As we started climbing the hill, a Naga Yogi waiting at the bottom of the hill asked us to register with the police station before going up the hill. We told him the station was closed, so he guided us up the hill. Along the way he told us that he had converted to a Naga Yogi after a stint at a multinational bank and now lived in a cave up the hill (wow), performing his sadhu duties in the temple town (which blew us away). The climb turned out to be pretty trecherous, with steep cliffs and a very narrow path leading uphill. He guided us to the rooftop of the Veerbhadra Temple present at the top of Matanga Hill, where the sunrise can be experienced best, and set off on his own after inviting us to his cave for tea once we we were done seeing the sunrise.

'Sunrise from Matanga Hill'

'View of Achutarya Temple from Matanga Hill'

After seeing the sunrise and having some great black tea in our guide’s cave, we started our descent, which took around 40 mins, mainly because of the jagged structure of the rocks. A fantastic breakfast of idli and tea awaited us at the bottom. Breakfast food carts are spread thorughout Hampi and serve cheap, tasty and filling food.

We then proceeded to our cycle tour, which would take us through the outer parts of Hampi; first stopping at the Kadalekalu Ganesha (Kadalekalu because the statue’s belly resembles a Bengal Gram) temple, which houses a massive statue of Ganpati, the Hindu god of wisdom. The statue is now in ruins, after being destroyed by the Deccan Muslim rulers, who thought there was a hidden treasure inside the stomach of the statue, because of its size.

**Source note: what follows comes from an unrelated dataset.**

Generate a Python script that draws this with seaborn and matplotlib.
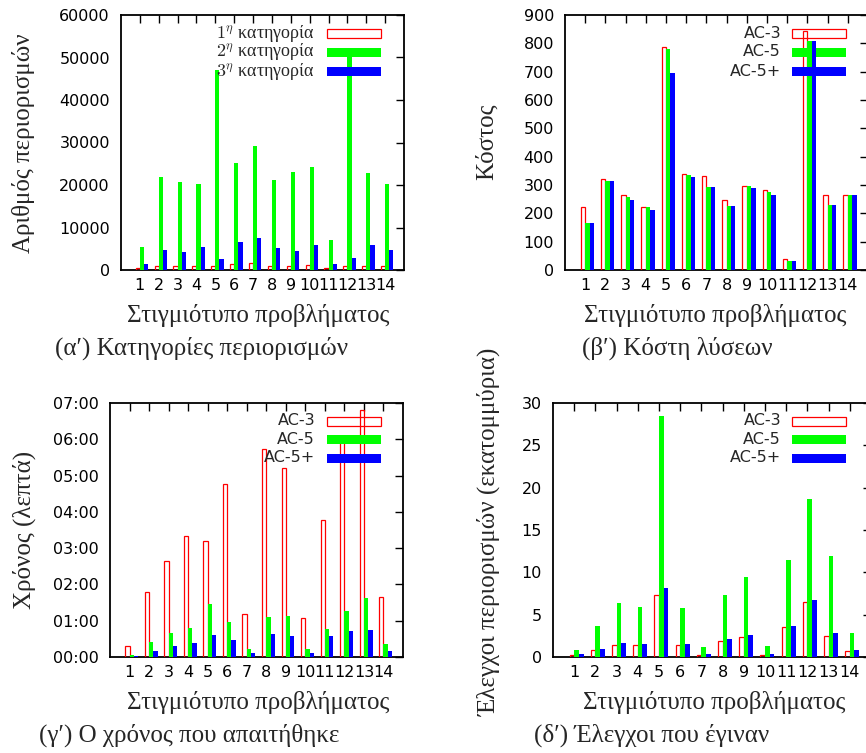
import numpy as np
import matplotlib
matplotlib.use("Agg")
import matplotlib.pyplot as plt
from matplotlib.patches import Rectangle
import seaborn as sns

# ---------------- data ----------------
instances = list(range(1, 15))
instance_labels = [str(i) for i in instances]

# (a) constraint categories (number of constraints)
cat_names = [r"$1^{\eta}$ κατηγορία", r"$2^{\eta}$ κατηγορία", r"$3^{\eta}$ κατηγορία"]
cat1 = [500, 1000, 850, 1000, 850, 1300, 1600, 1000, 1000, 1250, 550, 1000, 1000, 1000]
cat2 = [5300, 22000, 20700, 20300, 47000, 25100, 29100, 21200, 23100, 24200, 7100, 50500, 22800, 20300]
cat3 = [1300, 4700, 4200, 5400, 2600, 6600, 7500, 5200, 4500, 5900, 1300, 2800, 5900, 4600]

algo_names = ["AC-3", "AC-5", "AC-5+"]

# (b) solution costs
cost_ac3 = [221, 322, 263, 221, 786, 340, 332, 247, 296, 284, 38, 843, 263, 266]
cost_ac5 = [166, 314, 257, 221, 780, 334, 293, 225, 296, 276, 32, 810, 230, 266]
cost_ac5p = [166, 314, 247, 211, 696, 329, 293, 225, 290, 264, 32, 810, 230, 264]

# (c) time required (minutes)
time_ac3 = [0.29, 1.79, 2.65, 3.34, 3.19, 4.76, 1.18, 5.74, 5.22, 1.08, 3.77, 5.95, 6.80, 1.66]
time_ac5 = [0.05, 0.41, 0.65, 0.81, 1.45, 0.97, 0.22, 1.10, 1.12, 0.22, 0.76, 1.28, 1.62, 0.35]
time_ac5p = [0.02, 0.16, 0.29, 0.38, 0.60, 0.46, 0.10, 0.63, 0.57, 0.10, 0.57, 0.72, 0.74, 0.16]

# (d) constraint checks (millions)
chk_ac3 = [0.28, 0.80, 1.46, 1.38, 7.30, 1.46, 0.28, 1.86, 2.40, 0.28, 3.60, 6.55, 2.53, 0.71]
chk_ac5 = [0.80, 3.63, 6.36, 5.92, 28.5, 5.76, 1.14, 7.30, 9.43, 1.26, 11.45, 18.63, 11.92, 2.80]
chk_ac5p = [0.32, 0.90, 1.62, 1.50, 8.13, 1.50, 0.32, 2.09, 2.57, 0.32, 3.63, 6.71, 2.84, 0.79]

# ---------------- style ----------------
sns.set_style("white")
SANS = ["DejaVu Sans"]
SERIF = ["Liberation Serif", "DejaVu Serif"]
plt.rcParams["font.family"] = SANS
plt.rcParams["mathtext.fontset"] = "cm"
plt.rcParams["axes.edgecolor"] = "black"
plt.rcParams["axes.linewidth"] = 1.3
plt.rcParams["xtick.color"] = "black"
plt.rcParams["ytick.color"] = "black"

W, H = 866, 753
fig = plt.figure(figsize=(W / 100, H / 100), dpi=100)
fig.patch.set_facecolor("white")


def fx(px):
    return px / W


def fy(py):
    return 1 - py / H


def add_axes(x0, x1, ytop, ybot):
    return fig.add_axes([fx(x0), fy(ybot), (x1 - x0) / W, (ybot - ytop) / H])


RED, GREEN, BLUE = "#ff0000", "#00ff00", "#0000ff"
BAR_W = 0.22
TICK_FS = 11.5
SERIF_FS = 18
KEY_SERIF_FS = 13


def draw_series(ax, values, offset, color, filled, z):
    x = np.array(instances, dtype=float) + offset
    if filled:
        sns.barplot(x=x, y=values, native_scale=True, width=BAR_W, color=color,
                    saturation=1, errorbar=None, orient="x", linewidth=0,
                    zorder=z, ax=ax)
    else:
        sns.barplot(x=x, y=values, native_scale=True, width=BAR_W, color=color,
                    saturation=1, errorbar=None, orient="x", fill=False,
                    linewidth=0.9, zorder=z, ax=ax)


def draw_key(ax, labels, text_right, sw_x0, sw_x1, rows, label_font, label_fs):
    colors = [RED, GREEN, BLUE]
    for i, lab in enumerate(labels):
        z = 2 + 2 * i
        h = 9
        if i == 0:
            rect = Rectangle((fx(sw_x0), fy(rows[i] + h / 2)), (sw_x1 - sw_x0) / W, h / H,
                             transform=fig.transFigure, facecolor="white",
                             edgecolor=RED, linewidth=0.9, zorder=z, clip_on=False)
        else:
            rect = Rectangle((fx(sw_x0), fy(rows[i] + h / 2)), (sw_x1 - sw_x0) / W, h / H,
                             transform=fig.transFigure, facecolor=colors[i],
                             edgecolor="none", zorder=z, clip_on=False)
        ax.add_artist(rect)
        ax.text(fx(text_right), fy(rows[i]), lab, transform=fig.transFigure,
                ha="right", va="center", fontsize=label_fs, family=label_font,
                zorder=20)


def panel(ax, series, yticks, ylabels, ylim, ylabel, ylab_xy, xlab_xy, key_labels,
          key_pos, key_font, key_fs):
    offsets = [-0.5 * BAR_W, 0.5 * BAR_W, 1.5 * BAR_W]
    colors = [RED, GREEN, BLUE]
    for i, vals in enumerate(series):
        draw_series(ax, vals, offsets[i], colors[i], i != 0, 3 + 2 * i)
    ax.set_xlim(0, 15)
    ax.set_ylim(*ylim)
    ax.set_xticks(instances)
    ax.set_xticklabels(instance_labels, family=SANS, fontsize=TICK_FS)
    ax.set_yticks(yticks)
    ax.set_yticklabels(ylabels, family=SANS, fontsize=TICK_FS)
    ax.tick_params(axis="both", direction="in", top=True, right=True,
                   length=6, width=1.0)
    ax.tick_params(axis="y", pad=8)
    ax.tick_params(axis="x", pad=6)
    for s in ax.spines.values():
        s.set_visible(True)
        s.set_color("black")
        s.set_linewidth(1.3)
    ax.set_xlabel("Στιγμιότυπο προβλήματος", family=SERIF, fontsize=SERIF_FS,
                  va="center", ha="center")
    ax.xaxis.set_label_coords(fx(xlab_xy[0]), fy(xlab_xy[1]), transform=fig.transFigure)
    ax.set_ylabel(ylabel, family=SERIF, fontsize=SERIF_FS, va="center", ha="center")
    ax.yaxis.set_label_coords(fx(ylab_xy[0]), fy(ylab_xy[1]), transform=fig.transFigure)
    draw_key(ax, key_labels, *key_pos, key_font, key_fs)


# (a)
ax_a = add_axes(121, 404, 15, 270)
panel(ax_a, [cat1, cat2, cat3], list(range(0, 60001, 10000)),
      [str(v) for v in range(0, 60001, 10000)], (0, 60000),
      "Αριθμός περιορισμών", (24, 143), (258, 315), cat_names,
      (315, 327, 381, [33, 52, 71]), SERIF, KEY_SERIF_FS)

# (b)
ax_b = add_axes(565, 868, 15, 270)
panel(ax_b, [cost_ac3, cost_ac5, cost_ac5p], list(range(0, 901, 100)),
      [str(v) for v in range(0, 901, 100)], (0, 900),
      "Κόστος", (487, 142), (715, 315), algo_names,
      (781, 792, 846, [33, 52, 71]), SANS, TICK_FS)

# (c)
ax_c = add_axes(110, 403, 403, 657)
panel(ax_c, [time_ac3, time_ac5, time_ac5p], list(range(0, 8)),
      ["%02d:00" % v for v in range(0, 8)], (0, 7),
      "Χρόνος (λεπτά)", (24, 530), (258, 702), algo_names,
      (315, 327, 381, [421, 439, 458]), SANS, TICK_FS)

# (d)
ax_d = add_axes(553, 871, 403, 657)
panel(ax_d, [chk_ac3, chk_ac5, chk_ac5p], list(range(0, 31, 5)),
      [str(v) for v in range(0, 31, 5)], (0, 30),
      "Έλεγχοι περιορισμών (εκατομμύρια)", (489, 532), (714, 702), algo_names,
      (781, 792, 846, [421, 439, 458]), SANS, TICK_FS)

# captions
fig.text(fx(202), fy(348), "(α′) Κατηγορίες περιορισμών", ha="center", va="center",
         family=SERIF, fontsize=SERIF_FS)
fig.text(fx(677), fy(348), "(β′) Κόστη λύσεων", ha="center", va="center",
         family=SERIF, fontsize=SERIF_FS)
fig.text(fx(189), fy(735), "(γ′) Ο χρόνος που απαιτήθηκε", ha="center", va="center",
         family=SERIF, fontsize=SERIF_FS)
fig.text(fx(652), fy(735), "(δ′) Έλεγχοι που έγιναν", ha="center", va="center",
         family=SERIF, fontsize=SERIF_FS)

fig.savefig("out.png", dpi=100, facecolor="white")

'Kadalekalu Ganesha statue'

Then we proceeded to the statue of Narsimha and Laxmi. This was a huge monolith of a statue once upon a time, but it was destroyed by the invading army. A lot of it has been restored but it appears nowhere near its former glory. Right next to this is the partially submerged Shivalinga, which happens to be the 2nd largest in the country.

'The partially restored statue of Narsimha and Laxmi'

We then cycled towards the underground Shiva temple, which was pretty mind-blowing. The temple’s roof is on ground level and the rest of the structure underground, the inner mantapas are kept full of water. Then cycling towards the Lotus Palace we came across the Mohammedan Watch Tower, which was a structure made for the Muslim troops in King Krishnadevaraya’s army. This structure sports typical Persian architecture, the only structure of its kind in Hampi.

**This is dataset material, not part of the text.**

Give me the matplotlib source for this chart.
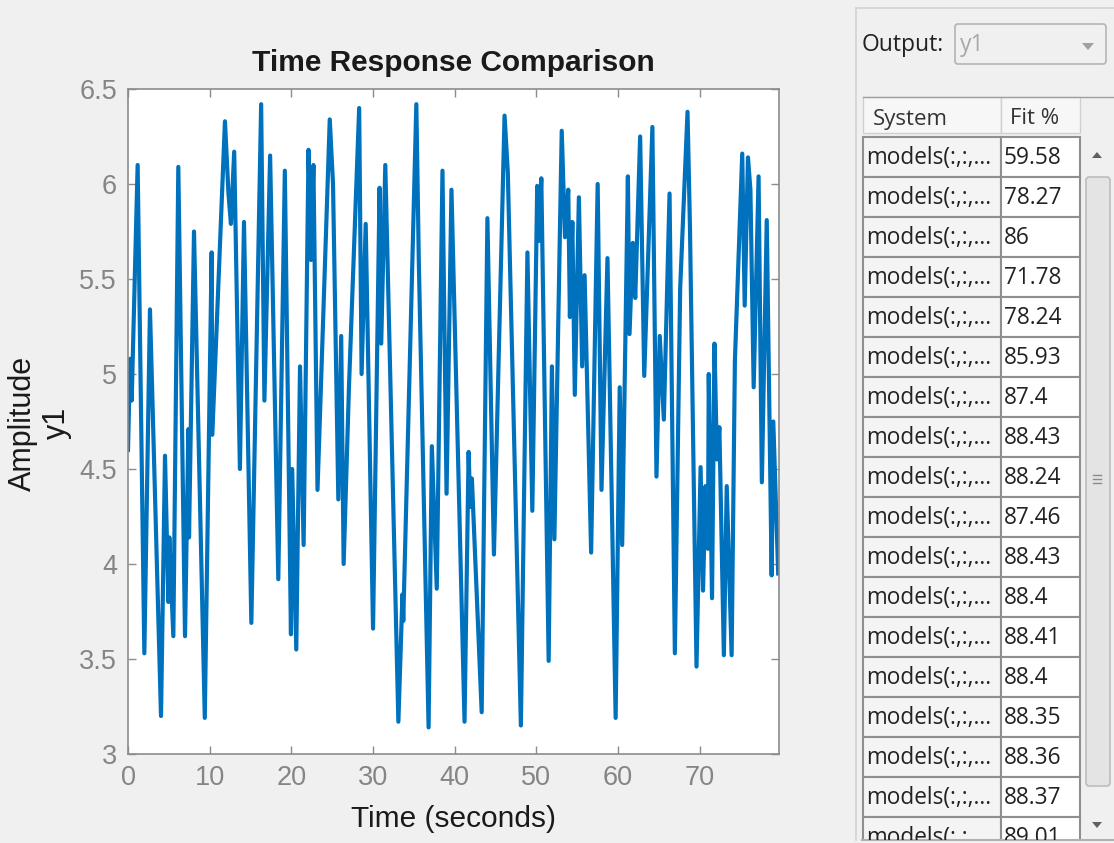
import matplotlib
matplotlib.use("Agg")
import matplotlib.pyplot as plt
from matplotlib.patches import Rectangle, FancyBboxPatch, Polygon

plt.rcParams['font.family'] = ['Liberation Sans', 'DejaVu Sans']

# ---------------- data ----------------
time_s = [0.0, 0.25, 0.45, 1.18, 2.0, 2.69, 4.04, 4.53, 4.94, 5.06, 5.55, 6.16, 6.98, 7.39, 7.47,
          8.08, 9.40, 10.24, 10.32, 11.87, 12.3, 12.6, 13.0, 13.7, 14.2, 15.1, 16.3, 16.7, 17.4,
          18.4, 19.2, 19.95, 20.1, 20.6, 21.06, 21.5, 22.1, 22.4, 22.7, 23.2, 24.7, 25.1, 25.75,
          26.1, 26.4, 27.05, 28.3, 28.6, 29.1, 30.0, 30.8, 31.0, 31.5, 33.1, 33.6, 33.7, 35.3,
          35.6, 36.8, 37.2, 37.8, 38.5, 39.0, 39.6, 41.2, 41.7, 41.9, 42.1, 43.3, 44.0, 44.8,
          46.1, 46.5, 48.1, 48.9, 49.5, 50.1, 50.3, 50.6, 51.5, 51.9, 52.2, 53.1, 53.5, 53.9,
          54.1, 54.4, 54.7, 55.2, 55.6, 55.9, 56.7, 57.5, 57.97, 58.7, 59.7, 60.2, 60.5, 61.2,
          61.4, 61.8, 62.1, 62.7, 63.2, 64.2, 64.7, 65.1, 65.6, 66.3, 66.95, 67.6, 68.5, 68.8,
          69.6, 70.1, 70.4, 70.7, 71.0, 71.1, 71.5, 71.8, 72.1, 72.4, 72.95, 73.3, 73.9, 74.3,
          75.2, 75.5, 75.9, 76.2, 76.6, 77.2, 77.6, 78.2, 78.8, 79.0, 79.6]
amplitude = [4.60, 5.08, 4.86, 6.10, 3.53, 5.34, 3.20, 4.57, 3.80, 4.14, 3.62, 6.09, 3.62, 4.71, 4.14,
             5.75, 3.19, 5.64, 4.68, 6.33, 5.95, 5.79, 6.17, 4.50, 5.80, 3.69, 6.42, 4.86, 6.15,
             3.92, 6.07, 3.63, 4.50, 3.55, 5.04, 4.10, 6.18, 5.60, 6.10, 4.39, 6.34, 6.00, 4.34,
             5.20, 4.00, 4.93, 6.40, 5.00, 5.79, 3.66, 5.98, 5.16, 6.10, 3.17, 3.84, 3.70, 6.42,
             5.60, 3.14, 4.62, 3.87, 6.07, 4.37, 5.97, 3.17, 4.59, 4.30, 4.45, 3.22, 5.82, 4.05,
             6.36, 6.06, 3.15, 5.64, 4.28, 5.99, 5.70, 6.03, 3.49, 5.04, 4.13, 6.28, 5.72, 5.97,
             5.30, 5.80, 4.89, 5.93, 5.04, 5.52, 4.06, 6.00, 4.39, 5.61, 3.19, 4.93, 4.10, 6.04,
             5.21, 5.69, 5.40, 6.25, 4.99, 6.30, 4.46, 5.20, 4.76, 5.95, 3.53, 5.45, 6.38, 5.77,
             3.46, 4.51, 3.86, 4.41, 4.08, 5.00, 3.82, 5.16, 4.55, 4.72, 3.52, 4.41, 3.52, 5.07,
             6.16, 5.36, 6.14, 5.97, 4.93, 6.04, 4.43, 5.81, 3.94, 4.75, 3.95]

x_ticks = [0, 10, 20, 30, 40, 50, 60, 70]
y_ticks = [3, 3.5, 4, 4.5, 5, 5.5, 6, 6.5]
y_tick_labels = ["3", "3.5", "4", "4.5", "5", "5.5", "6", "6.5"]

fit_percent = ["59.58", "78.27", "86", "71.78", "78.24", "85.93", "87.4", "88.43", "88.24",
               "87.46", "88.43", "88.4", "88.41", "88.4", "88.35", "88.36", "88.37", "89.01"]
system_name = "models(:,:,..."

# ---------------- figure ----------------
W, H = 1114, 843
fig = plt.figure(figsize=(W / 100, H / 100), dpi=100, facecolor='#f0f0f0')

# main axes (pixel box: x 128..779, y 89..754)
ax = fig.add_axes([128 / W, 1 - 754 / H, (779 - 128) / W, (754 - 89) / H])
ax.set_facecolor('white')
ax.plot(time_s, amplitude, color='#0072BD', lw=3.0, solid_joinstyle='round')
ax.set_xlim(0, 79.7)
ax.set_ylim(3, 6.5)
ax.set_xticks(x_ticks)
ax.set_yticks(y_ticks)
ax.set_yticklabels(y_tick_labels)
for s in ax.spines.values():
    s.set_color('#8c8c8c')
    s.set_linewidth(1.2)
ax.tick_params(direction='in', length=6, width=1.0, color='#8c8c8c', labelcolor='#858585',
               labelsize=19.5, top=True, right=True, pad=8)
ax.set_title("Time Response Comparison", fontsize=21.5, fontweight='bold', color='#1a1a1a', pad=13)
ax.set_xlabel("Time (seconds)", fontsize=21.5, color='#1a1a1a', labelpad=10)
fig.text(40 / W, 1 - 423 / H, "Amplitude\ny1", rotation=90, ha='center', va='center',
         multialignment='center', fontsize=22, color='#1a1a1a', linespacing=1.15)

# ---------------- right panel ----------------
pa = fig.add_axes([850 / W, 3 / H, 264 / W, 840 / H])
pa.set_xlim(850, 1114)
pa.set_ylim(840, 0)
pa.axis('off')
pa.patch.set_visible(False)

ui = ['Open Sans', 'DejaVu Sans']
# panel border
pa.plot([856, 856], [8, 840], color='#d2d2d2', lw=1.2, clip_on=False)
pa.plot([856, 1114], [8, 8], color='#d2d2d2', lw=1.2, clip_on=False)

pa.text(862, 45, "Output:", fontsize=16.5, family=ui, color='#222222', ha='left', va='center')
pa.add_patch(FancyBboxPatch((955, 24), 151, 40, boxstyle="round,pad=0,rounding_size=3",
                            facecolor='#f0f0f0', edgecolor='#b4b4b4', lw=1.2))
pa.text(960, 45, "y1", fontsize=16.5, family=ui, color='#a8a8a8', ha='left', va='center')
pa.add_patch(Polygon([[1082, 43], [1094, 43], [1088, 50]], closed=True, facecolor='#a0a0a0',
                     edgecolor='none'))

# table header
pa.add_patch(Rectangle((863, 97), 138, 36, facecolor='#f7f7f7', edgecolor='#d0d0d0', lw=1.0))
pa.add_patch(Rectangle((1001, 97), 79, 36, facecolor='#f7f7f7', edgecolor='#d0d0d0', lw=1.0))
pa.plot([863, 1114], [97, 97], color='#a0a0a0', lw=1.0)
pa.text(873, 119, "System", fontsize=16, family=ui, color='#333333', ha='left', va='center')
pa.text(1010, 119, "Fit %", fontsize=16, family=ui, color='#333333', ha='left', va='center')

# table rows
row_top = 137
row_h = 40
for i, fv in enumerate(fit_percent):
    y0 = row_top + i * row_h
    pa.add_patch(Rectangle((863, y0), 138, row_h, facecolor='#f4f4f4', edgecolor='#8f8f8f',
                           lw=1.5, clip_on=True))
    pa.add_patch(Rectangle((1001, y0), 79, row_h, facecolor='white', edgecolor='#8f8f8f',
                           lw=1.5, clip_on=True))
    pa.text(866, y0 + row_h / 2 + 1, system_name, fontsize=16.3, family=ui, color='#222222',
            ha='left', va='center', clip_on=True)
    pa.text(1004, y0 + row_h / 2 + 1, fv, fontsize=16.3, family=ui, color='#222222',
            ha='left', va='center', clip_on=True)

# scrollbar
pa.add_patch(Rectangle((1083, 137), 29, 703, facecolor='#f0f0f0', edgecolor='none'))
pa.add_patch(Polygon([[1092, 158], [1102, 158], [1097, 152]], closed=True, facecolor='#606060',
                     edgecolor='none'))
pa.add_patch(Polygon([[1092, 822], [1102, 822], [1097, 828]], closed=True, facecolor='#606060',
                     edgecolor='none'))
pa.add_patch(FancyBboxPatch((1086, 177), 24, 609, boxstyle="round,pad=0,rounding_size=3",
                            facecolor='#e4e4e4', edgecolor='#bdbdbd', lw=1.2))
for gy in [475, 479, 483]:
    pa.plot([1093, 1101], [gy, gy], color='#8a8a8a', lw=1.0)

# bottom border of panel
pa.plot([862, 1114], [840, 840], color='#b0b0b0', lw=1.5, clip_on=False)

fig.savefig("out.png", dpi=100, facecolor=fig.get_facecolor())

The Lotus Palace is where the two Queens of King Krishnadevaraya stayed. The main palace has a state-of-the-art water cooling system, with pipes of water circulating around the entire palace to keep the occupants cool during the summer.

'The Lotus Mahal!!'

Behind this was a massive stable for the royal elephants, which housed all 11 of them. The Lotus Mahal (palace) consisted of two palaces, called Water Palace and the Queen’s Palace, both of which are now in ruins.

'Elephant Stable'

We cycled to the King’s enclosure, which had a whole lot of podiums and open spaces for conducting festivities. Dusshera was celebrated with great pomp here. There was an especially large podium for the King to be seated on so that he could watch all the proceedings from a vantage point.

'The King's Enclosure and his podium'

'The Queens Bath'

The Queen’s bath was just a few minutes cycle ride from here and that is where we went next. This was a huge tank for the Queen to take a bath in, made in Indo-Arabic architecture.

The cycle ride back to the center of Hampi (and our hotel) was long but extremely plesant. The route was lush green with many streams and small waterfalls.

'The cycle ride back to Hampi'

Upon returning we had some late lunch at a South Indian restaurant (Venkateshwara Restaurant), and left for Hospet to catch our bus to Bangalore, which left from there at night.

The bus stop at Hospet is pretty horrible and since we were forced to book our tickets through some petty shop in Hampi, the bus came 3 hours late and the driver stopped at the particular bus stop only because we were calling him repeatedly and telling him and that we’re waiting. Go for government transport whenever possible!